Hunter Hotel Advisors, in its First Quarter 2013 Industry Update, predicts a jump in investor interest this year, including an increase in activity by equity funds and REITs. The increase is largely due to investors broadening their interest from only the major markets to secondary markets.
In addition to investor interest, the outlook for hotel lending is positive, says Angelo Stambules, senior vice president of capital markets for Hunter Capital Markets in Bethesda, Md.
‘We are seeing continued improvement over positive trends that started last year,’ he says. ‘Wall Street primarily has led the charge in terms of appetite for hotel lending.’ He adds that higher-leverage bridge loans, construction and renovation financing continue to be difficult, but commercial mortgage-backed security (CMBS) financing is returning to the sector.
‘If Wall Street stays as aggressive and hungry for hotel debt product, it will create a competitive pressure on other types of lenders,’ Stambules says. ‘The commercial banks and life companies will have to get a little more aggressive in their underwriting to maintain or improve their market share.’

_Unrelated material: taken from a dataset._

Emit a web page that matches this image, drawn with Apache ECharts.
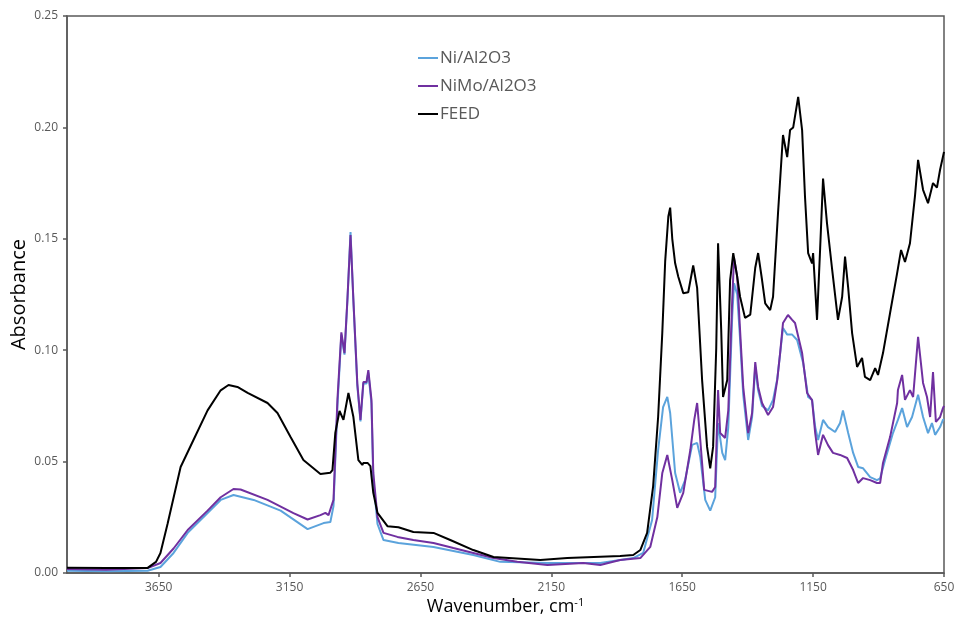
<!DOCTYPE html>
<html>
<head>
<meta charset="utf-8">
<script src="https://cdn.jsdelivr.net/npm/echarts@6.0.0/dist/echarts.min.js"></script>
<style>
  html, body { margin: 0; padding: 0; background: #fff; }
  #chart { width: 956px; height: 624px; }
</style>
</head>
<body>
<div id="chart"></div>
<script>
const xTicks = [650, 1150, 1650, 2150, 2650, 3150, 3650]

// FEED
const feedWn = [4000, 3850, 3692, 3660, 3643, 3616, 3566, 3517, 3463, 3413, 3383, 3349, 3310, 3234, 3196, 3146, 3097, 3032, 2994, 2986, 2975, 2959, 2944, 2925, 2906, 2887, 2872, 2868, 2852, 2841, 2830, 2814, 2776, 2734, 2677, 2600, 2536, 2448, 2371, 2192, 2089, 1887, 1837, 1810, 1784, 1761, 1742, 1726, 1715, 1703, 1696, 1688, 1677, 1665, 1646, 1627, 1608, 1593, 1574, 1555, 1543, 1532, 1520, 1513, 1501, 1494, 1478, 1467, 1455, 1440, 1429, 1410, 1390, 1371, 1360, 1345, 1333, 1314, 1303, 1284, 1265, 1249, 1238, 1226, 1207, 1192, 1181, 1169, 1154, 1150, 1135, 1123, 1112, 1097, 1078, 1055, 1039, 1028, 1016, 1001, 982, 963, 952, 932, 913, 902, 883, 856, 829, 814, 799, 780, 761, 749, 730, 711, 692, 677, 665, 650]
const feedAbs = [0.0024, 0.0022, 0.0023, 0.005, 0.009, 0.022, 0.0476, 0.0597, 0.073, 0.082, 0.0844, 0.0835, 0.0808, 0.0763, 0.0718, 0.061, 0.0507, 0.0444, 0.045, 0.0462, 0.063, 0.0727, 0.0687, 0.0808, 0.070, 0.0507, 0.0485, 0.0494, 0.0494, 0.048, 0.036, 0.027, 0.021, 0.0205, 0.0184, 0.018, 0.0148, 0.0103, 0.0072, 0.0058, 0.0067, 0.0076, 0.0081, 0.0103, 0.018, 0.039, 0.070, 0.108, 0.140, 0.160, 0.164, 0.150, 0.139, 0.133, 0.1256, 0.126, 0.138, 0.128, 0.0866, 0.0566, 0.047, 0.0566, 0.101, 0.148, 0.109, 0.079, 0.0866, 0.1315, 0.1436, 0.133, 0.124, 0.1145, 0.116, 0.137, 0.1436, 0.1315, 0.121, 0.118, 0.124, 0.1616, 0.1966, 0.1867, 0.1988, 0.200, 0.2137, 0.1988, 0.169, 0.1436, 0.139, 0.1436, 0.1136, 0.146, 0.177, 0.157, 0.137, 0.1136, 0.124, 0.142, 0.128, 0.1077, 0.0925, 0.0965, 0.088, 0.0866, 0.092, 0.0889, 0.0987, 0.1167, 0.1346, 0.145, 0.1396, 0.148, 0.169, 0.1854, 0.172, 0.166, 0.175, 0.173, 0.181, 0.189]

// NiMo/Al2O3
const nimoWn = [4000, 3850, 3692, 3643, 3593, 3539, 3463, 3413, 3364, 3337, 3234, 3135, 3081, 3032, 3013, 3001, 2982, 2967, 2952, 2940, 2929, 2917, 2906, 2891, 2879, 2868, 2856, 2849, 2837, 2830, 2814, 2791, 2738, 2677, 2600, 2524, 2448, 2371, 2280, 2165, 2028, 1963, 1887, 1810, 1772, 1745, 1726, 1707, 1688, 1669, 1646, 1619, 1604, 1593, 1581, 1566, 1536, 1524, 1513, 1505, 1486, 1474, 1459, 1452, 1440, 1429, 1417, 1398, 1383, 1371, 1360, 1345, 1322, 1303, 1287, 1276, 1265, 1246, 1230, 1219, 1192, 1173, 1154, 1142, 1131, 1112, 1093, 1074, 1047, 1020, 997, 978, 959, 932, 906, 894, 883, 856, 829, 826, 810, 799, 780, 768, 749, 730, 715, 703, 692, 681, 665, 654, 650]
const nimoAbs = [0.0018, 0.0015, 0.0022, 0.0045, 0.011, 0.0193, 0.028, 0.034, 0.0377, 0.0375, 0.0328, 0.0269, 0.024, 0.026, 0.027, 0.026, 0.0328, 0.0777, 0.108, 0.0987, 0.1225, 0.1517, 0.1225, 0.085, 0.0687, 0.0857, 0.0857, 0.0911, 0.0777, 0.0449, 0.0251, 0.018, 0.0162, 0.0148, 0.0135, 0.0112, 0.009, 0.0067, 0.005, 0.0036, 0.0045, 0.0036, 0.0058, 0.0067, 0.0117, 0.0251, 0.0449, 0.053, 0.0417, 0.0292, 0.036, 0.0552, 0.0687, 0.0763, 0.0597, 0.0373, 0.0364, 0.0386, 0.0821, 0.0628, 0.0606, 0.073, 0.1225, 0.1414, 0.133, 0.109, 0.0835, 0.0628, 0.0718, 0.0947, 0.0835, 0.0763, 0.0709, 0.0745, 0.0866, 0.0987, 0.1122, 0.1158, 0.1136, 0.1122, 0.0987, 0.0808, 0.0776, 0.0628, 0.053, 0.062, 0.0574, 0.0539, 0.053, 0.0516, 0.0462, 0.0404, 0.0426, 0.0417, 0.0404, 0.0404, 0.0494, 0.061, 0.0763, 0.0821, 0.0889, 0.0777, 0.0821, 0.079, 0.106, 0.0853, 0.079, 0.070, 0.0902, 0.0678, 0.070, 0.074, 0.075]

// Ni/Al2O3
const niWn = [4000, 3850, 3692, 3643, 3593, 3539, 3463, 3413, 3364, 3287, 3184, 3081, 3020, 2994, 2982, 2967, 2952, 2940, 2929, 2917, 2906, 2891, 2879, 2868, 2856, 2849, 2837, 2830, 2814, 2791, 2734, 2600, 2448, 2345, 2165, 1963, 1887, 1837, 1799, 1765, 1742, 1723, 1707, 1696, 1677, 1658, 1639, 1612, 1593, 1581, 1562, 1543, 1524, 1513, 1497, 1486, 1474, 1459, 1452, 1440, 1429, 1417, 1398, 1383, 1371, 1360, 1345, 1322, 1303, 1287, 1265, 1249, 1230, 1211, 1188, 1169, 1154, 1142, 1131, 1112, 1093, 1066, 1047, 1036, 1016, 997, 978, 959, 932, 906, 894, 875, 845, 826, 810, 791, 772, 749, 730, 711, 696, 684, 665, 654, 650]
const niAbs = [0.001, 0.0008, 0.001, 0.0027, 0.009, 0.018, 0.0269, 0.0328, 0.035, 0.0328, 0.028, 0.0197, 0.0224, 0.0229, 0.030, 0.075, 0.107, 0.098, 0.122, 0.153, 0.122, 0.084, 0.068, 0.085, 0.085, 0.090, 0.076, 0.042, 0.022, 0.0148, 0.0135, 0.0117, 0.0081, 0.005, 0.0045, 0.0045, 0.0058, 0.0067, 0.009, 0.0238, 0.0552, 0.0745, 0.079, 0.0718, 0.0449, 0.036, 0.0417, 0.0575, 0.0584, 0.052, 0.0328, 0.028, 0.034, 0.0673, 0.0539, 0.0507, 0.0655, 0.115, 0.130, 0.125, 0.105, 0.080, 0.0597, 0.070, 0.0925, 0.082, 0.075, 0.073, 0.0777, 0.087, 0.110, 0.107, 0.107, 0.1046, 0.0943, 0.079, 0.0777, 0.0655, 0.0597, 0.0687, 0.0655, 0.0633, 0.0673, 0.073, 0.0628, 0.0539, 0.0476, 0.047, 0.043, 0.0417, 0.0425, 0.0507, 0.0628, 0.0687, 0.074, 0.0655, 0.070, 0.080, 0.070, 0.0628, 0.0673, 0.062, 0.0655, 0.0687, 0.069]

const pairs = (wn, ab) => wn.map((w, i) => [w, ab[i]])

const axisColor = '#595959'
const font = "'Open Sans', sans-serif"

const chart = echarts.init(document.getElementById('chart'))

const lineSeries = (name, color, data) => ({
  name,
  type: 'line',
  showSymbol: false,
  symbol: 'none',
  data,
  lineStyle: { color, width: 2 },
  itemStyle: { color },
})

chart.setOption({
  animation: false,
  grid: {
    left: 67,
    right: 12,
    top: 16,
    bottom: 51,
    outerBoundsMode: 'none',
    show: true,
    borderColor: axisColor,
    borderWidth: 1.5,
  },
  legend: {
    orient: 'vertical',
    left: 413,
    top: 44,
    itemWidth: 20,
    itemHeight: 2,
    itemGap: 10,
    icon: 'rect',
    textStyle: { color: axisColor, fontSize: 17, fontFamily: font, lineHeight: 18, padding: [0, 0, 0, -3] },
    data: ['Ni/Al2O3', 'NiMo/Al2O3', 'FEED'],
  },
  xAxis: {
    type: 'value',
    min: 650,
    max: 4000,
    inverse: true,
    name: '{a|Wavenumber, cm}{s|-1}',
    nameLocation: 'middle',
    nameGap: 24,
    nameMoveOverlap: false,
    nameTextStyle: {
      rich: {
        a: { fontSize: 18, color: '#000', fontFamily: font },
        s: { fontSize: 11, color: '#000', fontFamily: font, padding: [0, 0, 9, 0] },
      },
    },
    axisLine: { lineStyle: { color: axisColor, width: 1.5 } },
    axisTick: { show: true, length: 4, customValues: xTicks, lineStyle: { color: axisColor, width: 1.5 } },
    axisLabel: { customValues: xTicks, color: axisColor, fontSize: 12, fontFamily: font, margin: 9, formatter: (v) => String(v) },
    splitLine: { show: false },
  },
  yAxis: {
    type: 'value',
    min: 0,
    max: 0.25,
    interval: 0.05,
    name: 'Absorbance',
    nameLocation: 'middle',
    nameGap: 38,
    nameMoveOverlap: false,
    nameTextStyle: { fontSize: 20, color: '#000', fontFamily: font },
    axisLine: { show: true, lineStyle: { color: axisColor, width: 1.5 } },
    axisTick: { show: true, length: 4, lineStyle: { color: axisColor, width: 1.5 } },
    axisLabel: { color: axisColor, fontSize: 12, fontFamily: font, margin: 9, formatter: (v) => v.toFixed(2) },
    splitLine: { show: false },
  },
  series: [
    lineSeries('Ni/Al2O3', '#5BA3DC', pairs(niWn, niAbs)),
    lineSeries('NiMo/Al2O3', '#7030A0', pairs(nimoWn, nimoAbs)),
    lineSeries('FEED', '#000000', pairs(feedWn, feedAbs)),
  ],
})
</script>
</body>
</html>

Other experts are also seeing a return of CMBS financing.
‘CMBS lenders are getting back into the market, offering non-recourse financing with interest rates in the range of 4.3 percent and loan-to-values of up to 70 percent,’ says Anwar Elgonemy, director of investments for San Francisco-based Equinox Hospitality. Elgonemy adds that the upscale market remains the most attractive buying opportunity, and the mid-scale market remains the second-most attractive. He also predicts foreign investors will be active in 2013.
Reay believes prices will continue to increase this year and there will be strong sales volume. ‘In certain markets, we are seeing new hotel development come back, especially for the higher-end limited service brands,’ he says.
There is more construction now than last year. According to the January 2013 STR Pipeline Report, U.S. hotel development comprises 2,637 projects totaling 307,289 rooms in the construction, final planning or planning stages. That represents a 4.9% increase in the number of rooms in the total active pipeline compared with January 2012 and a 38.3% increase in rooms under construction.
Butler predicts that the recovery will spread to the top 25 markets.
‘The feeding frenzy to buy hotels in New York, San Francisco, Los Angeles, Miami and Boston will spread to other major urban areas and even to secondary and tertiary markets as buyers look for value and find it,’ he says. ‘Hotels will be added to major regional malls and shopping centers over the next several years as the retail sector has recovered sufficiently. Owners want to harvest the synergies of having a major hotel component in their malls, and they have the cash to do it.’